Emirates NBD’s Partior launch shows blockchain settlement moving into bank treasury workflows
Emirates NBD has gone live on Partior for real-time cross-border USD payments, marking a concrete move from blockchain pilots toward production bank settlement rails. The rollout is narrow in its first phase, but it shows how enterprise treasury and correspondent flows are starting to migrate onto always-on network infrastructure.

Emirates NBD’s live launch on the Partior network is the kind of development that matters more than its first transaction count suggests. The bank has become the first institution in the Middle East, North Africa and Türkiye region to enable real-time blockchain-based cross-border payments on Partior’s network, starting with USD transfers for corporate and institutional clients whose beneficiary accounts are held at J.P. Morgan.
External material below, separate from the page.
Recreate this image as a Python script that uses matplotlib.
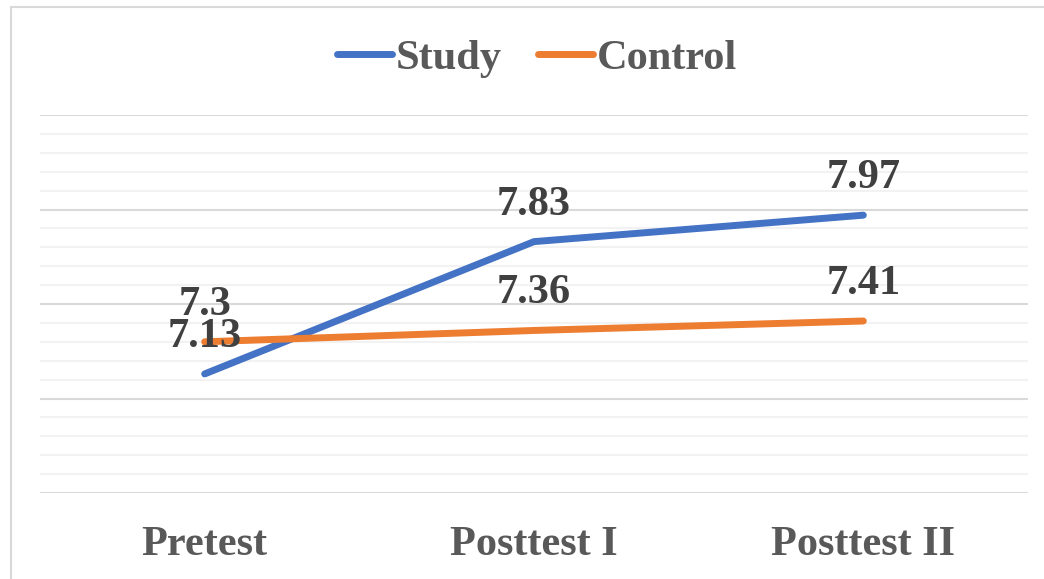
import matplotlib.pyplot as plt
from matplotlib.patches import Rectangle
import numpy as np

# chart data
categories = ['Pretest', 'Posttest I', 'Posttest II']
study = [7.13, 7.83, 7.97]
control = [7.30, 7.36, 7.41]

plt.rcParams['font.family'] = ['Liberation Serif', 'DejaVu Serif']
plt.rcParams['font.weight'] = 'bold'

W, H = 1044, 579
fig = plt.figure(figsize=(W / 100, H / 100), dpi=100)

# outer chart border (light gray, clipped at right/bottom edge)
fig.patches.append(Rectangle((11 / W, -0.05), 1.2, 1 - 7 / H + 0.05,
                             transform=fig.transFigure, fill=False,
                             edgecolor='#D9D9D9', linewidth=1.5))

ax = fig.add_axes([40 / W, 1 - 493 / H, (1028 - 40) / W, (493 - 115) / H])
x = np.arange(len(categories))

ax.set_xlim(-0.5, 2.5)
ax.set_ylim(6.5, 8.5)

# gridlines: major every 0.5, minor every 0.1
for v in np.arange(6.5, 8.51, 0.1):
    major = abs((v * 2) - round(v * 2)) < 1e-6
    ax.axhline(v, color='#D9D9D9' if major else '#F2F2F2',
               linewidth=1.5, zorder=0)

ax.plot(x, study, color='#4472C4', linewidth=5, solid_capstyle='round',
        label='Study', zorder=3)
ax.plot(x, control, color='#ED7D31', linewidth=5, solid_capstyle='round',
        label='Control', zorder=3)

for xi, v in zip(x, study):
    ax.annotate(f'{v:g}', (xi, v), xytext=(0, 27), textcoords='offset pixels',
                ha='center', va='baseline', fontsize=30.5, fontweight='bold',
                color='#404040', zorder=4)
for xi, v in zip(x, control):
    ax.annotate(f'{v:g}', (xi, v), xytext=(0, 27), textcoords='offset pixels',
                ha='center', va='baseline', fontsize=30.5, fontweight='bold',
                color='#404040', zorder=4)

ax.set_xticks(x)
ax.set_xticklabels(categories, fontsize=30.5, fontweight='bold', color='#595959')
ax.tick_params(axis='x', length=0, pad=24)
ax.set_yticks([])
for s in ax.spines.values():
    s.set_visible(False)

leg = fig.legend(loc='center', bbox_to_anchor=(537 / W, 1 - 59 / H), ncol=2,
                 frameon=False, fontsize=30.5, handlelength=1.3,
                 handletextpad=0.1, columnspacing=0.85)
for t in leg.get_texts():
    t.set_color('#595959')
    t.set_fontweight('bold')

fig.savefig('out.png', dpi=100)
That initial scope is deliberately narrow, but it turns a long-promised idea in institutional crypto and tokenized finance into an operating workflow inside a major regulated bank.
The most important point is that this is not a consumer crypto payments story. It is a treasury and transaction-banking story. Partior describes its platform as a multi-currency clearing and settlement network built for 24/7 cross-border payments and foreign-exchange settlement, with real-time finality and liquidity management features designed to work alongside existing banking systems. In its July 14 announcement, the company said Emirates NBD had already completed a live USD transaction with J.P. Morgan acting as both settlement and beneficiary bank. Emirates NBD said the result gives clients faster USD settlement and more efficient treasury operations within a regulated institutional framework.
That distinction matters for the RWA market because the long-term value of tokenized finance depends on dependable cash and payment rails, not only on tokenized instruments themselves. A bank can tokenize deposits, funds or securities, but the operating stack still needs faster cross-border cash movement, better visibility into settlement status and less idle prefunding trapped across correspondent relationships. Partior’s product positioning speaks directly to that problem: multi-currency real-time clearing, just-in-time funding, pre-validation and programmable liquidity management. In other words, the commercial pitch is not speculative blockchain adoption. It is balance-sheet efficiency.
The launch also shows how institutional deployments are moving in stages rather than flipping to full network effects at once. Reporting around the go-live indicates that the first phase does not yet make Emirates NBD a settlement bank across multiple regional currencies, even though earlier partnership discussions pointed to a broader role. Instead, the bank has started as a USD participant focused on a specific corridor with J.P. Morgan. That may sound incremental, but this is often how production financial infrastructure actually scales: one currency, one counterparty path, one client segment, then expansion once operational, legal and liquidity controls have been tested in live conditions.
From a market-structure perspective, the development reinforces an increasingly important split inside institutional blockchain finance. One path is public-chain stablecoin settlement, where tokens such as USDC and USDT are used directly for payments, treasury transfers or liquidity management. The other path is bank-led or consortium-led settlement infrastructure that uses distributed ledger technology to modernize correspondent banking and wholesale payment flows without necessarily pushing activity into open retail networks. Emirates NBD’s Partior rollout sits firmly in the second camp. It is less about replacing banks and more about giving banks a new operating rail for moving money faster and with better control.
That is why this type of announcement deserves attention beyond the bank itself. When regulated institutions put blockchain settlement into live transaction-banking products, they are validating a core thesis behind onchain finance: that programmability and real-time settlement can reduce frictions embedded in legacy payment architecture. The savings are not only measured in speed. They can also show up in lower operational risk, tighter intraday liquidity management, better payment traceability and less dependence on cutoff windows that fragment global treasury operations. Those are practical benefits that enterprise clients and capital-markets operators understand immediately.
The next question is whether the rollout expands from a proof point into network momentum. Partior says the roadmap includes additional currencies, more settlement corridors and broader participation from banks over time. If that happens, the significance will extend beyond one bank’s innovation program. It would suggest that blockchain-based settlement is maturing from a set of isolated pilots into a credible layer for wholesale payments infrastructure. For RWA markets, that would be a meaningful step, because tokenized assets scale more easily when the cash leg, treasury leg and cross-border settlement leg are all moving toward the same always-on operating model.